▶ **Problem**
Reproduce the listing below from the line with "Reproduce this chart with Apache ECharts." to the line with "334,359,387,414,439,464,489,514,539,564, 586,610];", both lines included, character for character, minus any pictures.

※

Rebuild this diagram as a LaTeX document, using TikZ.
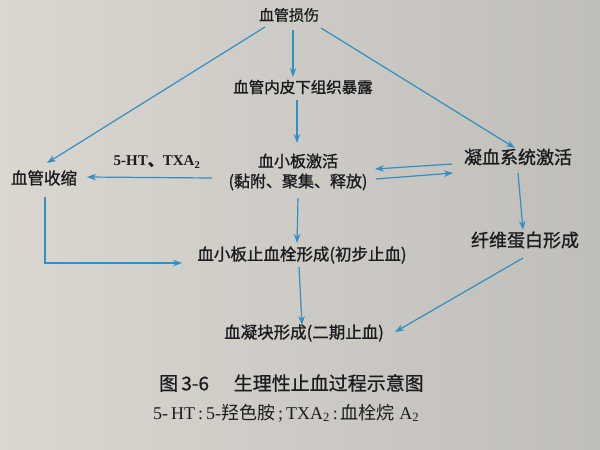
\documentclass[tikz,border=0pt]{standalone}
\usepackage{fontspec}
\setmainfont{Liberation Serif}
\newfontfamily\cjk[FakeBold=1.2]{Noto Sans CJK SC}
\newfontfamily\cjkcap[FakeBold=0.8]{Noto Sans CJK SC}
\newfontfamily\cjkfoot{Noto Sans CJK SC}
\usetikzlibrary{arrows.meta,calc}
\definecolor{paperL}{RGB}{218,215,209}
\definecolor{paperR}{RGB}{192,190,185}
\definecolor{arr}{RGB}{48,143,195}
\definecolor{ink}{RGB}{28,28,32}
\newcommand{\fsz}[1]{\fontsize{#1}{20}\selectfont}
\begin{document}
\begin{tikzpicture}[x=1pt,y=-1pt,
  lbl/.style={font=\cjk\fsz{16}, text=ink, inner sep=1pt, align=center},
  conn/.style={draw=arr, line width=1.2pt, -{Stealth[length=9pt,width=6.5pt]}}]
\shade[left color=paperL, right color=paperR] (0,0) rectangle (600,450);
\useasboundingbox (0,0) rectangle (600,450);

\node[lbl, font=\cjk\fsz{15}]   (inj)  at (289,15)  {血管损伤};
\node[lbl, font=\cjk\fsz{15.5}] (exp)  at (303,87)  {血管内皮下组织暴露};
\node[lbl, font=\cjk\fsz{16}]   (act)  at (298,172) {血小板激活\\(黏附、聚集、释放)};
\node[lbl, font=\cjk\fsz{16.5}] (con)  at (44,178)  {血管收缩};
\node[lbl, font=\cjk\fsz{18}]   (coag) at (518,157) {凝血系统激活};
\node[lbl, font=\cjk\fsz{18}]   (fib)  at (525,240) {纤维蛋白形成};
\node[lbl, font=\cjk\fsz{16.5}] (plug) at (302,255) {血小板止血栓形成(初步止血)};
\node[lbl, font=\cjk\fsz{16.5}] (clot) at (304,333) {血凝块形成(二期止血)};
\node[text=ink, font=\bfseries\fsz{15}, inner sep=1pt] (ht) at (157,162) {5-HT{\cjk 、}TXA\textsubscript{2}};

\node[text=ink, anchor=west, inner sep=0pt, font=\cjkcap\fsz{19}] (cap1) at (159,383) {图\,3-6\hspace{1.3em}生理性止血过程示意图};
\node[text=ink, anchor=west, inner sep=0pt, font=\fsz{18}] (cap2) at (153,413) {5-\,HT\,:\,5-{\cjkfoot 羟色胺}\,;\,TXA\textsubscript{2}\,:\,{\cjkfoot 血栓烷} A\textsubscript{2}};

\draw[conn] ($(inj)+(4,15)$) -- ($(exp)+(-10,-10)$);
\draw[conn] ($(inj)+(-24,12)$) -- ($(con)+(3,-15)$);
\draw[conn] ($(inj)+(32,13)$) -- ($(coag)+(-3,-9)$);
\draw[conn] ($(exp)+(-6,13)$) -- ($(act)+(-1,-29)$);
\draw[conn] ($(act)+(-86,6)$) -- ($(con)+(43,-1)$);
\draw[conn] ($(coag)+(-66,7)$) -- ($(act)+(77,-3)$);
\draw[conn] ($(act)+(78,7)$) -- ($(coag)+(-65,16)$);
\draw[conn] ($(coag)+(0,16)$) -- ($(fib)+(-2,-10)$);
\draw[conn] ($(fib)+(-2,18)$) -- ($(clot)+(91,-1)$);
\draw[conn] ($(con)+(1,19)$) |- ($(plug)+(-120,8)$);
\draw[conn] ($(act)+(0,26)$) -- ($(plug)+(-5,-12)$);
\draw[conn] ($(plug)+(-3,12)$) -- ($(clot)+(-2,-8)$);
\end{tikzpicture}
\end{document}
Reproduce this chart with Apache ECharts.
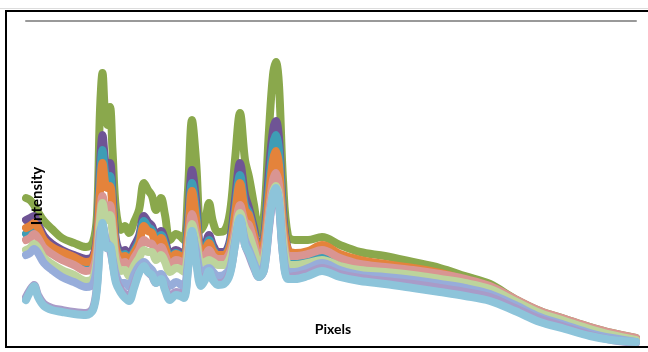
<!DOCTYPE html>
<html>
<head>
<meta charset="utf-8">
<title>Spectra</title>
<style>
  html, body { margin: 0; padding: 0; background: #fff; }
  #main { width: 648px; height: 352px; }
</style>
</head>
<body>
<div id="main"></div>
<script src="https://cdn.jsdelivr.net/npm/echarts@6/dist/echarts.min.js"></script>
<script type="text/javascript">
// detector pixel positions
var pixels = [0,4,8,12,18,26,36,48,60,67, 71,74,76.5,79,81,84,86.5,90,95,99,
	103,108,113,118,122,126,130,135,139,144, 150,154,158,162,166,170,175,179,183,187,
	192,198,204,209,214,219,223,228,233,238, 243,247,250,253,257,262,269,282,296,314,
	334,359,387,414,439,464,489,514,539,564, 586,610];

// intensity of each spectrum
var greenSpec = [147,145,140,133,124,116,107,102,98,103, 130,235,272,230,220,238,195,135,115,119,
	112,123,135,162,155,149,135,147,130,105, 111,109,105,155,225,185,115,123,142,123,
	113,114,133,185,232,185,168,140,112,130, 215,270,283,260,165,109,105,105,108,100,
	93,89,83,77,69,61,46,34,26,18, 12,7];
var purpleSpec = [125,127,129,121,109,101,95,90,86,89, 110,180,210,185,177,182,150,105,93,95,
	89,99,109,129,123,119,109,114,105,91, 95,93,89,125,175,145,97,100,110,100,
	93,93,105,145,182,150,137,117,95,107, 175,215,224,207,135,95,91,92,95,88,
	83,80,75,71,64,57,45,33,25,17, 11,6];
var tealSpec = [111,113,116,111,101,95,89,84,79,82, 103,167,195,173,165,169,140,99,89,91,
	85,94,104,124,118,115,105,110,101,88, 92,90,86,117,162,135,94,97,105,96,
	90,90,101,135,170,140,132,112,92,103, 160,200,210,195,127,89,85,85,88,82,
	77,74,70,66,61,55,44,32,24,16, 10,5];
var orangeSpec = [117,119,122,117,105,98,93,88,83,86, 105,155,182,163,157,159,135,97,88,89,
	84,92,101,119,114,112,101,107,98,86, 91,89,86,111,154,127,93,95,102,94,
	90,90,99,130,162,135,130,110,95,102, 150,185,194,180,123,95,92,94,100,91,
	85,81,77,72,65,58,45,33,25,17, 11,6];
var pinkSpec = [105,107,111,107,97,91,85,80,74,77, 95,130,149,137,133,140,120,90,82,83,
	77,87,95,105,102,101,93,98,90,80, 85,84,81,100,131,113,87,89,95,89,
	86,86,93,115,140,123,120,103,88,95, 135,165,172,160,113,89,89,91,95,87,
	81,78,75,71,66,59,46,34,26,18, 12,7];
var lightGreenSpec = [95,97,101,97,87,81,75,70,64,67, 87,123,142,130,125,130,113,83,74,75,
	69,79,87,95,93,93,85,90,83,73, 77,76,73,92,121,105,82,83,85,83,
	80,80,87,107,132,117,110,95,82,87, 125,153,159,149,105,81,80,82,85,79,
	75,73,70,66,62,56,44,32,24,16, 10,5];
var lavenderSpec = [90,92,96,92,82,75,68,63,58,61, 80,113,119,109,102,99,87,70,62,62,
	58,70,79,83,79,75,69,71,65,59, 63,61,58,82,112,95,73,75,77,73,
	69,70,77,103,125,105,95,82,72,80, 120,150,155,142,95,73,73,77,82,75,
	70,68,65,61,57,51,40,28,20,12, 7,3];
var lightPurpleSpec = [48,55,60,50,41,37,35,33,32,37, 60,105,119,105,97,95,83,65,55,51,
	48,60,73,79,73,69,62,65,57,49, 53,52,50,77,112,87,63,68,73,65,
	62,63,73,100,125,100,90,77,68,75, 117,148,155,140,90,68,69,72,77,71,
	67,64,61,57,53,48,37,26,18,10, 5,2];
var lightBlueSpec = [45,53,59,48,39,35,33,31,30,35, 57,102,122,105,97,99,83,62,52,47,
	44,57,72,79,73,70,62,66,55,45, 50,49,47,75,114,85,59,65,74,65,
	60,61,71,100,127,100,92,79,68,75, 120,150,157,142,90,66,66,69,74,68,
	64,61,57,53,49,44,34,23,16,9, 5,3];

var spectra = [
	{name: 'S1', data: greenSpec, color: '#8AA84C'},
	{name: 'S2', data: purpleSpec, color: '#6F5495'},
	{name: 'S3', data: tealSpec, color: '#3E9DB5'},
	{name: 'S4', data: orangeSpec, color: '#E4833B'},
	{name: 'S5', data: pinkSpec, color: '#D99592'},
	{name: 'S6', data: lightGreenSpec, color: '#BDD49C'},
	{name: 'S7', data: lavenderSpec, color: '#97ADDA'},
	{name: 'S8', data: lightPurpleSpec, color: '#A99BC8'},
	{name: 'S9', data: lightBlueSpec, color: '#8DC4DA'}
];

function pairUp(values){
	var arr = [];
	for(var i = 0; i < pixels.length; i++){
		arr.push([pixels[i], values[i]]);
	}
	return arr;
}

var seriesList = spectra.map(function(s){
	return {
		name: s.name,
		type: 'line',
		data: pairUp(s.data),
		smooth: 0.35,
		showSymbol: false,
		clip: true,
		lineStyle: {color: s.color, width: 8, join: 'round', cap: 'round'},
		itemStyle: {color: s.color}
	};
});

var myChart = echarts.init(document.getElementById('main'));
var option = {
	animation: false,
	backgroundColor: '#fff',
	grid: {left: 26, right: 12, top: 21, bottom: 7},
	xAxis: {
		type: 'value',
		position: 'top',
		min: 0,
		max: 610,
		axisLine: {show: true, onZero: false, lineStyle: {color: '#999', width: 2}},
		axisTick: {show: false},
		axisLabel: {show: false},
		splitLine: {show: false}
	},
	yAxis: {
		type: 'value',
		min: 0,
		max: 324,
		axisLine: {show: false},
		axisTick: {show: false},
		axisLabel: {show: false},
		splitLine: {show: false}
	},
	graphic: [
		{type: 'line', shape: {x1: 0, y1: 8.5, x2: 648, y2: 8.5}, style: {stroke: '#ddd', lineWidth: 1}, silent: true},
		{type: 'rect', shape: {x: 6, y: 11, width: 700, height: 336}, style: {fill: 'none', stroke: '#000', lineWidth: 2}, silent: true, z: 100},
		{type: 'text', x: 37, y: 196, rotation: Math.PI / 2, z: 100,
			style: {text: 'Intensity', font: 'bold 15px Lato', fill: '#000', align: 'center', verticalAlign: 'middle'}},
		{type: 'text', x: 333, y: 329, z: 100,
			style: {text: 'Pixels', font: 'bold 14px Lato', fill: '#000', align: 'center', verticalAlign: 'middle'}}
	],
	series: seriesList
};
myChart.setOption(option);
</script>
</body>
</html>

※

▶ **The result**
Reproduce this chart with Apache ECharts.
<!DOCTYPE html>
<html>
<head>
<meta charset="utf-8">
<title>Spectra</title>
<style>
  html, body { margin: 0; padding: 0; background: #fff; }
  #main { width: 648px; height: 352px; }
</style>
</head>
<body>
<div id="main"></div>
<script src="https://cdn.jsdelivr.net/npm/echarts@6/dist/echarts.min.js"></script>
<script type="text/javascript">
// detector pixel positions
var pixels = [0,4,8,12,18,26,36,48,60,67, 71,74,76.5,79,81,84,86.5,90,95,99,
	103,108,113,118,122,126,130,135,139,144, 150,154,158,162,166,170,175,179,183,187,
	192,198,204,209,214,219,223,228,233,238, 243,247,250,253,257,262,269,282,296,314,
	334,359,387,414,439,464,489,514,539,564, 586,610];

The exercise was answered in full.